No doubt this has happened to most salon owners; a stream of nasty, vile, untrue comments posted on social media by disgruntled clients, even competitors – so shockingly damaging they leave you quaking at the knees, paralysed and hurt by the sheer vindictiveness.
Social media has turned hordes of people into keyboard warriors, able and willing to hide behind their smart-phone screens and inflict immense damage to the business reputations of good people. Yes, you.
And good people are fighting back. Early last year, a former student was ordered to pay more than $100,000 in damages over a series of defamatory posts about a teacher at the school. That’s an expensive tweet.
So take heart. The LAW is on your side. It’s time you started using it. Any business with 10 employees or fewer – in other words, 99% of all salons & spas – can take legal action to protect themselves. But it may not need to get as far as expensive legal action, if you know your rights.
Let’s take the biggest social media of all, Facebook. Few salon owners would by now have escaped completely unscathed from attacks published on Facebook. Yet few salon owners are aware of how quickly these attacks can be shut down. And more to the point, few people at all understand that by posting material online – pictures, words, videos – that cause material damage to the reputation and revenue of a business can leave them open to damages of up to $355,000 under Australia’s uniform defamation laws.
(And the same applies to anyone complicit in publishing or otherwise sharing such posts. Administrators of forums, take note. The law treats you the same as if you were a newspaper publisher.)
So what is, and what is not, defamatory? That comes down to the issue of ‘fair comment’. It is not defamatory for somebody to say “I didn’t feel at all welcome at ABC Salon, I felt intimidated.”
That’s fair comment, a representation of how that person felt. But it IS defamatory to say
“Mary Smith is a lying, cheating fraud, and her staff at ABC salon are rude, incompetent and dirty. The place is a pig-sty. Don’t go there, or you risk getting a disease!”

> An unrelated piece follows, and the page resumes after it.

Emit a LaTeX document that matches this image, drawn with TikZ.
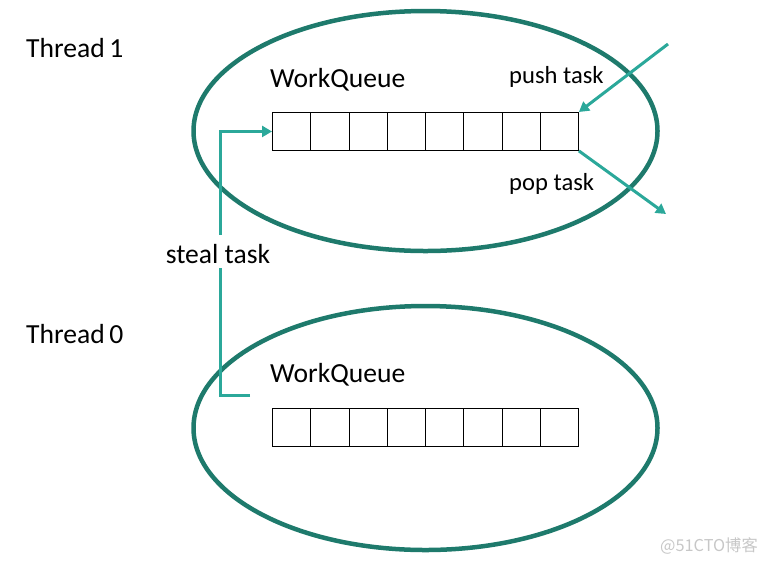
\documentclass[tikz,border=0pt]{standalone}
\usepackage{fontspec}
\setmainfont{Carlito}
\newfontfamily\cjkfont{Noto Sans CJK SC}
\usetikzlibrary{arrows.meta,calc}
\definecolor{ringc}{HTML}{1E7A6C}
\definecolor{arrc}{HTML}{2BA89A}
\tikzset{
  ring/.style={draw=ringc,line width=4.5pt},
  cellbox/.style={draw=black,line width=0.9pt,minimum width=38.25pt,minimum height=38pt,inner sep=0pt,anchor=north west},
  lbl/.style={inner sep=0pt,anchor=west,font=\fontsize{27.6}{31}\selectfont},
  small/.style={inner sep=0pt,anchor=west,font=\fontsize{24.6}{28}\selectfont},
  flow/.style={draw=arrc,line width=3pt,-{Triangle[length=10pt,width=11pt]}},
  flowplain/.style={draw=arrc,line width=3pt}
}
\begin{document}
\begin{tikzpicture}[x=1pt,y=-1pt]
\useasboundingbox (0,0) rectangle (767,563);
% rings
\draw[ring] (425.5,131) ellipse [x radius=232,y radius=120];
\draw[ring] (425.5,428) ellipse [x radius=232,y radius=122];
% queues
\foreach \i in {0,...,7}{
  \node[cellbox] (t\i) at (272+\i*38.25,112) {};
  \node[cellbox] (b\i) at (272+\i*38.25,408) {};
}
% labels
\node[lbl] (th1) at (26,48) {Thread\,1};
\node[lbl] (th0) at (26,334) {Thread\,0};
\node[lbl] (wq1) at (270,80) {WorkQueue};
\node[lbl] (wq0) at (270,375) {WorkQueue};
\node[small] (push) at (509,77) {push task};
\node[small] (pop) at (509,184) {pop task};
\node[lbl,anchor=center] (steal) at (218,254) {steal task};
% arrows
\coordinate (pushsrc) at (668,44);
\coordinate (popdst) at (666,214);
\coordinate (stealsrc) at (250,395);
\draw[flow] (pushsrc) -- (t7.north east);
\draw[flow] (t7.south east) -- (popdst);
\draw[flowplain] (stealsrc) -| ($(steal.south)+(2,4)$);
\draw[flow] ($(steal.north)+(2,-9)$) |- (t0.west);
% watermark
\node[inner sep=0pt,anchor=west,text=black!22,font=\cjkfont\fontsize{16.3}{18}\selectfont] (wm) at (660,546) {@51CTO博客};
\end{tikzpicture}
\end{document}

In Australia, there is only one rock-solid defence against defamation action; truth. You have to be able to prove that what you said about a business or individual is true. But here’s where the law is on the side of the business (for once) – it is not up to the business (or business owner) to prove the business, or the owner, has been actually damaged, it is up to the accused defamer to prove that it or she has not been damaged.
Even better; as the business owner, you and your business don’t even have to be specifically identified as the person defamed. If you can show the court that a reasonable person would take the words to refer to you, you’ll still have a good case.
(And for the record, for something to be ‘published’, it only needs to be said to ONE person other than the person or business being talked about.)
According to high-profile law firm Slater & Gordon, here are five things you should know about social media defamation:
- In general terms, defamation occurs when a person intentionally spreads information about another person, group of people, or small company that damages their reputation, or can make others think less of them.
- Defamation is actionable regardless of the medium. A person can be defamed, for example, in print, through photos and on the internet.
- Defamation cases involving the internet and social media are relatively new, but the same principles apply.
- A person who did not create the defamatory material, but only shares it (for instance, by “retweeting” a tweet), can also be found guilty of defamation.
- There are several defences to defamation, including that the statement was true, or that it was an expression of an honest opinion. Consequently, you may be liable for defamation if you spread information which constitutes a hurtful and untrue statement of fact about another person.
So here’s what to do if you feel you and/or your business reputation has been damaged by untrue statements published online:
- Immediately take screen shots of the offending material. As many as you need to capture the entire thread or post.
- If possible, post your own rebuttal, calmly and concisely, without making a personal attack on your accuser.
- Privately, contact the offender with the screen shots attached and suggest that you might not take the issue further if the post or posts are immediately removed, and a full, complete and satisfactory apology posted in their place.
This doesn’t get the keyboard warriors out of the woods however. Social media being what it is, any really nasty comments about you or your business are likely to have been shared and seen by thousands of people. Keep your powder dry. If you can demonstrate that the original post has gone viral and you’ve suffered serious reputational damage, then you should get some legal advice.
Don’t be afraid to flex some muscle.
Footnote: so when CAN somebody make really nasty, untrue and damaging accusations and get away with it? Only two places; in parliament, and in a court-room. Both places, and the people who speak in them, are protected by what’s called ‘absolute privilege’.
NOTE: Defamation laws vary from country to country.